18 de agosto de 2014
QUANDO A MORTE VIRA UMA FESTA
Por Michael Zaidan Filho
Esse é o título do livro escrito pelo historiador baiano João Reis, falando dos velórios realizados no interior do Brasil. Para não fugir à tradição, o velório e o funeral do ex-governador de Pernambuco e ex-candidato à Presidência da República pelo PSB tem tudo para se transformar num mega-espetáculo, inclusive com carros de som convocando a população do Recife para o evento fúnebre, a ser realizar – aliás – no Palácio do Governo. A festa tem a cara de uma ato político-eleitoral, com a anuência da família do falecido.

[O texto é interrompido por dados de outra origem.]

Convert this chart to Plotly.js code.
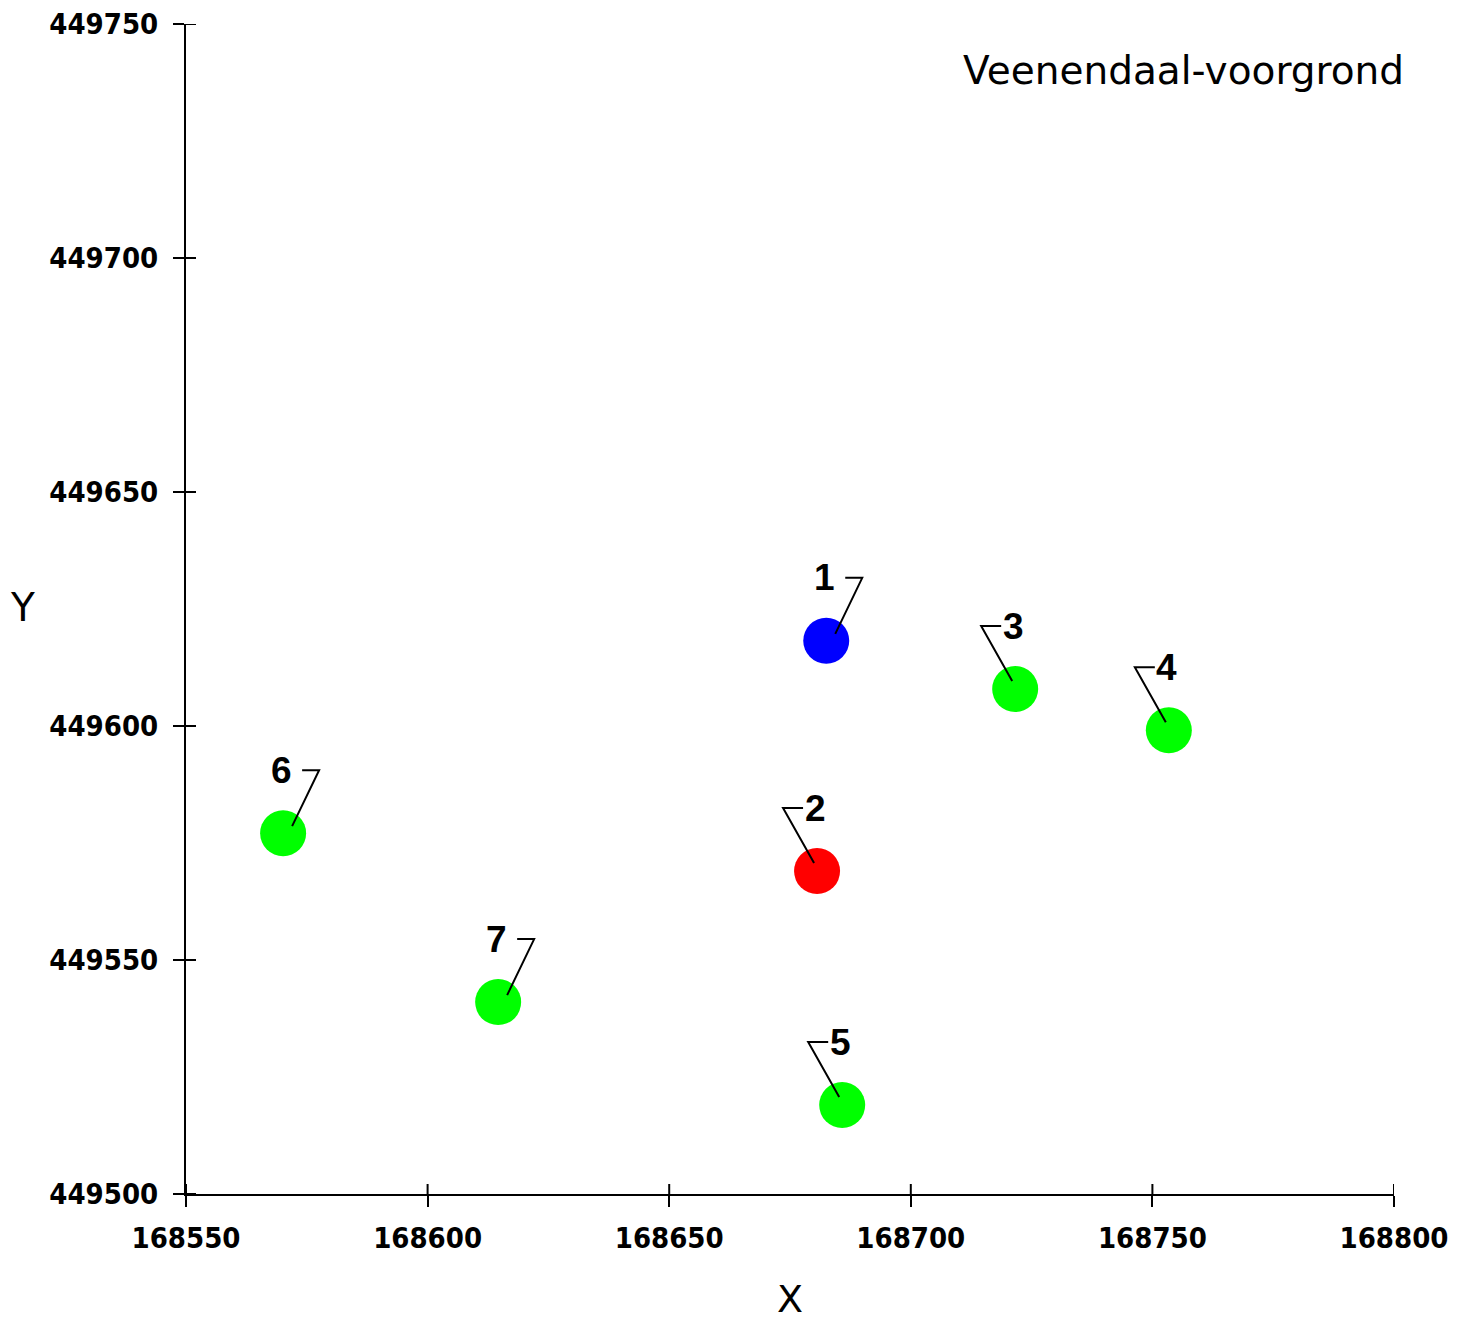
<!DOCTYPE html>
<html>
<head>
<meta charset="utf-8">
<script src="https://cdn.plot.ly/plotly-3.0.1.min.js"></script>
<style>
  html, body { margin: 0; padding: 0; background: #fff; }
  #chart { width: 1466px; height: 1321px; }
</style>
</head>
<body>
<div id="chart"></div>
<script>
// ---- data ----
const pointIds = ['1', '2', '3', '4', '5', '6', '7'];
const xValues = [168682.5, 168680.6, 168721.6, 168753.4, 168685.8, 168570.1, 168614.6];
const yValues = [449618.2, 449569.0, 449607.9, 449599.1, 449519.0, 449577.1, 449541.0];
const pointColors = ['#0000FF', '#FF0000', '#00FF00', '#00FF00', '#00FF00', '#00FF00', '#00FF00'];
const leaderSide = ['right', 'left', 'left', 'left', 'left', 'right', 'right'];
const xTicks = [168550, 168600, 168650, 168700, 168750, 168800];
const yTicks = [449500, 449550, 449600, 449650, 449700, 449750];
const chartTitle = 'Veenendaal-voorgrond';

const xRange = [168550, 168800];
const yRange = [449500, 449750];

const tickFont = { family: '"DejaVu Sans Condensed", "Liberation Sans", sans-serif', size: 29, color: '#000', weight: 'bold' };
const labelFont = { family: '"Liberation Sans", Arial, sans-serif', size: 37, color: '#000', weight: 'bold' };
const textFont = { family: '"DejaVu Sans", Verdana, sans-serif', size: 39, color: '#000' };

const traces = [
  {
    type: 'scatter', mode: 'markers',
    x: xValues, y: yValues,
    text: pointIds,
    marker: { size: 46, color: pointColors, line: { width: 0 } },
    hoverinfo: 'text+x+y',
    showlegend: false
  }
];

const annotations = pointIds.map((id, i) => ({
  x: xValues[i], y: yValues[i], xref: 'x', yref: 'y',
  text: id, showarrow: false,
  xshift: -2, yshift: 63,
  xanchor: 'center', yanchor: 'middle',
  font: labelFont
}));

annotations.push({
  xref: 'paper', yref: 'paper',
  x: (22 - 186) / 1208, y: (1194 - 607) / 1170,
  text: 'Y', showarrow: false, xanchor: 'center', yanchor: 'middle',
  font: textFont
});

// leader lines from each label to its point (pixel offsets anchored at the data point)
const shapes = pointIds.map((id, i) => ({
  type: 'path',
  xref: 'x', yref: 'y',
  xsizemode: 'pixel', ysizemode: 'pixel',
  xanchor: xValues[i], yanchor: yValues[i],
  path: leaderSide[i] === 'right'
    ? 'M 9 7 L 36 63 L 19 63'
    : 'M -3 8 L -34 63 L -14 63',
  line: { color: '#000', width: 2 },
  layer: 'above'
}));

// inner half of the crossing tick marks (outer half is drawn by the axes)
xTicks.forEach(t => shapes.push({
  type: 'line', xref: 'x', yref: 'paper',
  ysizemode: 'pixel', yanchor: 0,
  x0: t, x1: t, y0: 0, y1: 10,
  line: { color: '#000', width: 2 }, layer: 'above'
}));
yTicks.forEach(t => shapes.push({
  type: 'line', xref: 'paper', yref: 'y',
  xsizemode: 'pixel', xanchor: 0,
  y0: t, y1: t, x0: 0, x1: 10,
  line: { color: '#000', width: 2 }, layer: 'above'
}));

const layout = {
  width: 1466, height: 1321,
  paper_bgcolor: '#fff', plot_bgcolor: '#fff',
  margin: { l: 186, r: 72, t: 24, b: 127 },
  showlegend: false,
  title: {
    text: chartTitle,
    x: 1404 / 1466, xanchor: 'right',
    y: 1 - 70 / 1321, yanchor: 'middle',
    font: textFont
  },
  xaxis: {
    range: xRange, tickvals: xTicks, ticktext: xTicks.map(String),
    showgrid: false, zeroline: false,
    showline: true, linecolor: '#000', linewidth: 2,
    ticks: 'outside', ticklen: 11, tickwidth: 2, tickcolor: '#000',
    tickfont: tickFont, ticklabelstandoff: 6,
    title: { text: 'X', font: { family: textFont.family, size: 38, color: '#000' }, standoff: 46 },
    fixedrange: true
  },
  yaxis: {
    range: yRange, tickvals: yTicks, ticktext: yTicks.map(String),
    showgrid: false, zeroline: false,
    showline: true, linecolor: '#000', linewidth: 2,
    ticks: 'outside', ticklen: 11, tickwidth: 2, tickcolor: '#000',
    tickfont: tickFont, ticklabelstandoff: 9,
    fixedrange: true
  },
  annotations: annotations,
  shapes: shapes
};

Plotly.newPlot('chart', traces, layout, { displayModeBar: false, staticPlot: true });
</script>
</body>
</html>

Nem bem ainda o IML tinha realizado o exame de DNA para a identificação dos despojos que corresponderia ao corpo do ex-governador, o irmão- literato usou de suas habilidades intelectuais para redigir uma carta aberta propondo a substituição do irmão morto pela irmã (de fé?) Marina Silva na cabeça da chapa majoritária do PSB. Não deixa de ter seu valor de curiosidade etnológica essa mistura – tipicamente nordestina e brasileira – entre negócios e luto. A morte também pode ser um grande negócio. Haja vista a venda de flores pelas floriculturas do Recife. Muitas lucram com a morte trágica e o sentimento de luto da família do ex-governador. Daí a preocupação com o funeral que deve contar com honras de Estado.
Lembrem-se do suicídio de Getúlio Vargas, a morte de Tancredo Neves, a morte de Miguel Arraes e agora, a do seu neto e herdeiro político. Muita gente quer tirar proveito desse funeral. Até os adversários e ex-adversários políticos do ex-governador. Um evento desse tipo pode ser facilmente transformado – com o auxílio inestimável da mídia e do governo estadual – numa comoção popular semelhante à perda do pai primordial, do deus ancestral, das divindades totêmicas que velam pela sorte dos vivos. Não será a primeira vez na história política brasileira.
O primeiro desaparecido ilustre que encabeça a lista é o rei D. Sebastião Diniz, morto na batalha de Al Kacequibir, na Africa, em sua cruzada contra os mouros. A espera messiânica de D. Sebastião – romanceada por Ariano Suassuna – alimenta até hoje o imaginário político brasileiro, que vive aguardando o retorno do encantado. A transformação do messianismo religioso em messianismo político para, hoje em dia, obra de assessores de campanha política a serviço da esperteza de parentes do falecido (lembrar a carta aberta do irmão- literato)
Não vai ser tarefa fácil. Um líder religioso ou profano não surge assim da noite para o dia, por obra e graças de um desastre aéreo, por mais investimento simbólico-propagandístico que venha a receber. A tragédia desses líderes precisa corresponder- de verdade – a uma vida de sacrifício, de dedicação ao interesses da população, martírio, exílio e morte. Como dizia Hegel, os verdadeiros líderes históricos não passaram de caixeiros viajantes do espírito absoluto: uma vez cumprida a sua tarefa, são abandonados à sua própria e infeliz sorte. Não é bem este o caso do neto de Arraes.
Nem na vida, nem na morte se vê indício de sacrifício ou abnegação por uma grande causa humanitária. Quem se lembra da foto, divulgada pela imprensa, o ex-governador tomando champagne em seu jatinho, enquanto a população de Pernambuco sofria com a greve dos policiais do seu “pacto pela vida”, não pode concordar com o seu ingresso no Panteão dos deuses. A rigor esse exercício de santificação é mais da responsabilidade dos que estão vivos (bem vivos) do que do morto.
Em primeiro lugar, da família, que não quer perder o controle da sucessão do cabeça de chapa. Daí a carta-aberta do irmão literato. Segundo da ex-senadora Marina Silva de olho em sua indicação oficial, na próxima quarta-feira, como sucessora de Campos. Do Próprio PSB em encontrar um nome a altura de substituir o nome do ex-governador na chapa majoritária. E da coligação política local em garantir a eleição do preposto para o governo estadual.
No fundo, a morte é um bom negócio. De um cenário pouco estimulante, pode se fazer uma mudança eleitoral que beneficie a candidata e a coligação estadual do PSB. Como diziam os filósofos, a morte é sempre um problema para os vivos. Eles é quem tem de ressignificar a tragédia para dar um novo sentido às suas vidas e ambições. E assim, quando o cortejo fúnebre passar pelas ruas do Recife, com o esquife dos mortos, na triste caminhada onde estarão o coração, a mente, os sentimentos de muitos daqueles, que na frente das câmaras, se desesperam e choram como as antigas carpideiras contratadas para se lamentar nos velórios das cidades do interior do País.